Try and imagine a scenario where the Endangerment Finding stands but the Tailoring Rule is overturned. If the statutory 250 ton per year (TPY) threshold applied to other pollutants covered under the Clean Air Act is applied to CO2, you might find that using your gas lawnmower one more time than last season triggers a new source review, and requires the lawnmower to be retrofitted with carbon capture and sequestration technology. Obviously this is an exaggeration, but the point is that regulating CO2 under the Clean Air Act with a 250 TPY threshold would be an absolute nightmare.  
 
The strong consensus among generators I talk with suggests we will have federal cap & trade legislation as early as Spring 2010 and no later than early next year.
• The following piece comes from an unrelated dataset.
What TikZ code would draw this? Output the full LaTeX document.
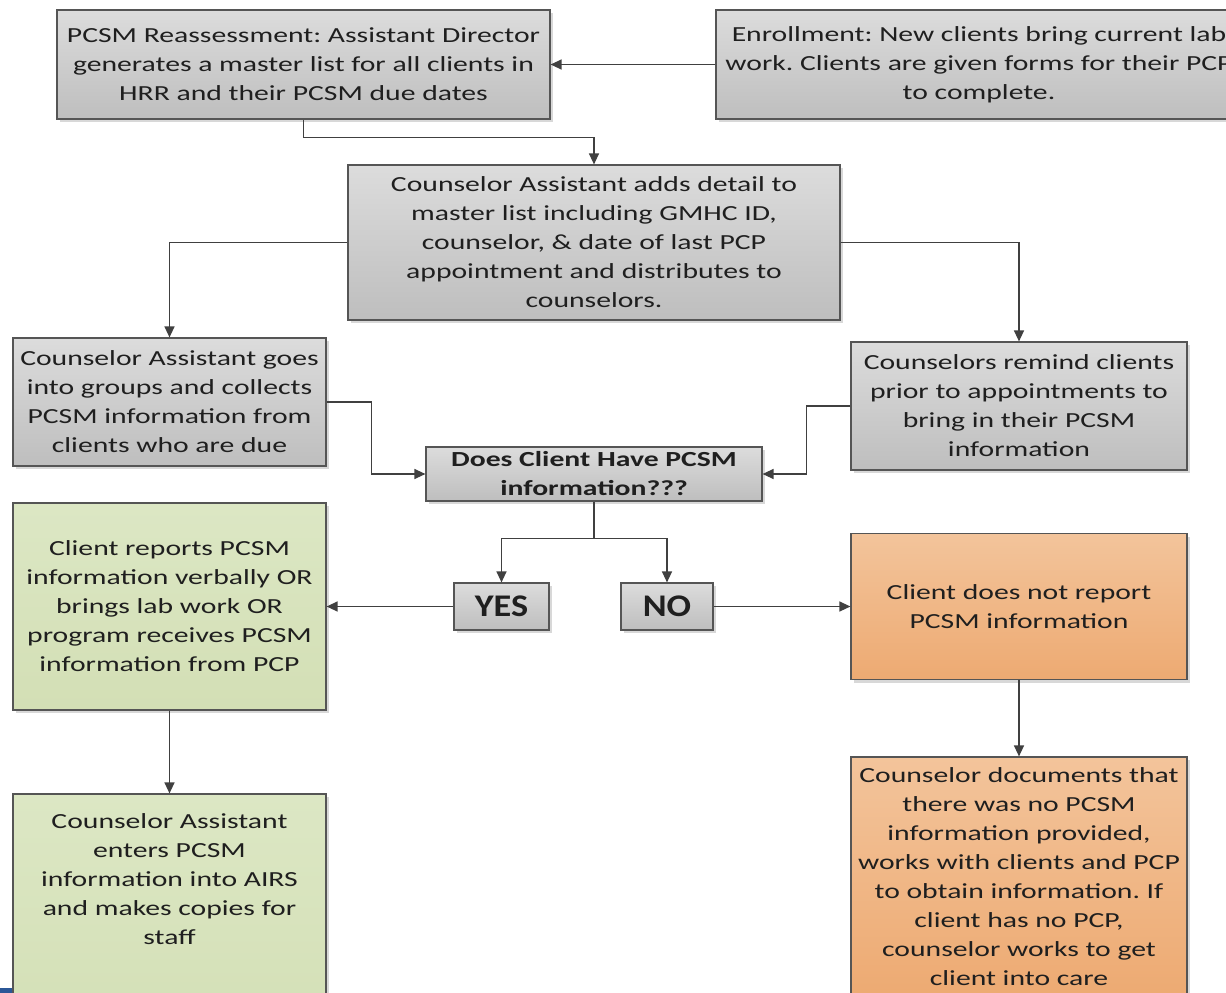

Unlike health care, which is ideological and polarized, cap & trade still has strong support among voters.  And for every conservative democrat from coal country against it, there is a moderate republican (or even conservative ones like Graham) behind it.
 

When considering the widespread support for the new proposed Senate legislations among affected industries, the costly and administratively burdensome command and control approach embodied in the EPA's response to the Endangerment Finding, the additional political and industry support stemming from the new provisions for nuclear power and offshore drilling, and the Obama Administration's urgent need for a high profile legislative victory, I am hard pressed to believe that federal CO2 cap and trade will not happen. The big question is how quickly.